Matthew Brooke (Harvard University)

Date and Time

April 1, 2022
12:00PM - 01:30PM EDT

Location

Zoom

A Case of Twins: The Birth of Conservative Media During the “Golden Age” of Media Objectivity

Conventional accounts view the postwar period as a golden age of media objectivity in the US, a time when impartial newspapers and broadcast networks controlled the flow of information to the public. I argue that this characterization has depended on inadequate historical data and a narrow focus on the US case. Building on recent historical scholarship on the extent and political influence of early right-wing media, I provide evidence that mid-20th century US media was a case of “twins,” in which the dominant “objective” media of the broadcast networks co-existed with an insurgent conservative media that was developing alongside, and especially in the South.
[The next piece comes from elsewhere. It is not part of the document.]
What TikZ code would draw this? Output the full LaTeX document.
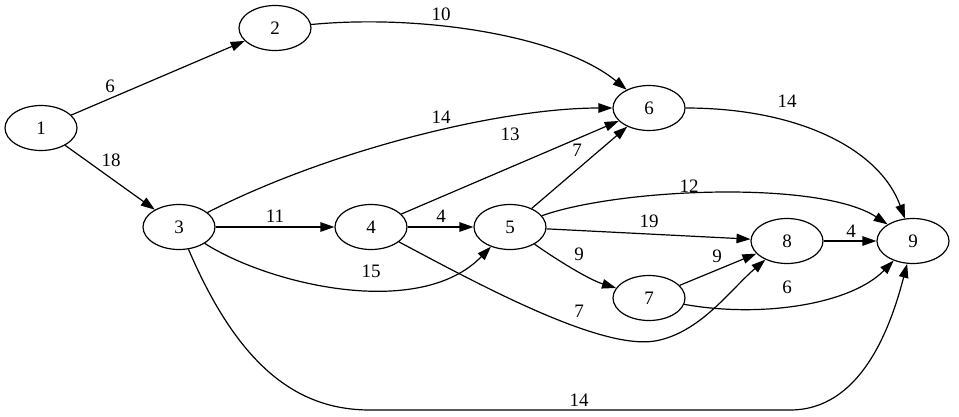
\documentclass[tikz,border=0pt]{standalone}
\usepackage{fontspec}
\setmainfont{Liberation Serif}
\usetikzlibrary{arrows.meta,shapes.geometric}
\newcommand{\labfont}{\fontsize{19}{21}\selectfont}
\begin{document}
\begin{tikzpicture}[x=1pt,y=-1pt,
  vert/.style={draw,ellipse,minimum width=72pt,minimum height=45pt,inner sep=0pt,line width=1.2pt,font=\labfont},
  conn/.style={draw,line width=1.2pt,-{Triangle[length=14pt,width=9.5pt]}},
  lab/.style={inner sep=0pt,font=\labfont}]
\useasboundingbox (0,0) rectangle (959,416);
\node[vert] (n1) at (41,128) {1};
\node[vert] (n2) at (275,28) {2};
\node[vert] (n3) at (179,227) {3};
\node[vert] (n4) at (371,227) {4};
\node[vert] (n5) at (510,227) {5};
\node[vert] (n6) at (649,108) {6};
\node[vert] (n7) at (649,298) {7};
\node[vert] (n8) at (787,241) {8};
\node[vert] (n9) at (913,241) {9};

\draw[conn] (n1) -- (n2);
\draw[conn] (n1) -- (n3);
\draw[conn] (n2) .. controls (420,14) and (560,35) .. (n6);
\draw[conn] (n3) .. controls (330,150) and (500,108) .. (n6);
\draw[conn] (n3) -- (n4);
\draw[conn] (n3) .. controls (270,285) and (420,320) .. (n5);
\draw[conn] (n3) .. controls (240,370) and (300,410) .. (370,410) -- (790,410) .. controls (860,410) and (890,330) .. (n9);
\draw[conn] (n4) -- (n6);
\draw[conn] (n4) -- (n5);
\draw[conn] (n4) .. controls (480,285) and (600,350) .. (655,341) .. controls (700,333) and (730,290) .. (n8);
\draw[conn] (n5) -- (n6);
\draw[conn] (n5) .. controls (620,188) and (820,180) .. (n9);
\draw[conn] (n5) -- (n8);
\draw[conn] (n5) .. controls (560,262) and (590,280) .. (n7);
\draw[conn] (n7) -- (n8);
\draw[conn] (n7) .. controls (760,318) and (850,305) .. (n9);
\draw[conn] (n6) .. controls (800,108) and (880,150) .. (n9);
\draw[conn] (n8) -- (n9);

\node[lab] (l12) at (110,86) {6};
\node[lab] (l13) at (111,160) {18};
\node[lab] (l26) at (441,14) {10};
\node[lab] (l36) at (441,117) {14};
\node[lab] (l34) at (275,216) {11};
\node[lab] (l46) at (510,134) {13};
\node[lab] (l45) at (441,216) {4};
\node[lab] (l56) at (577,150) {7};
\node[lab] (l59) at (689,186) {12};
\node[lab] (l58) at (649,221) {19};
\node[lab] (l57) at (579,254) {9};
\node[lab] (l35) at (371,271) {15};
\node[lab] (l48) at (579,311) {7};
\node[lab] (l78) at (717,256) {9};
\node[lab] (l79) at (787,287) {6};
\node[lab] (l89) at (851,231) {4};
\node[lab] (l69) at (787,101) {14};
\node[lab] (l39) at (579,400) {14};
\end{tikzpicture}
\end{document}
I use an original dataset on the universe of US radio stations in 1965 that includes station-level data on conservative programming to demonstrate that conservative broadcasting was extensive during the supposed golden age of media objectivity. I moreover compare the US case with "most similar" cases of Australia and Canada to show that US right-wing broadcasters flourished during the 1960s because of an overlooked aspect of mid-20th century "American exceptionalism." That is, at a time when public broadcasting was the norm in advanced democracies, the US built its broadcasting system atop thousands of privately owned, lightly regulated local stations, allowing right-wing broadcasters to flourish.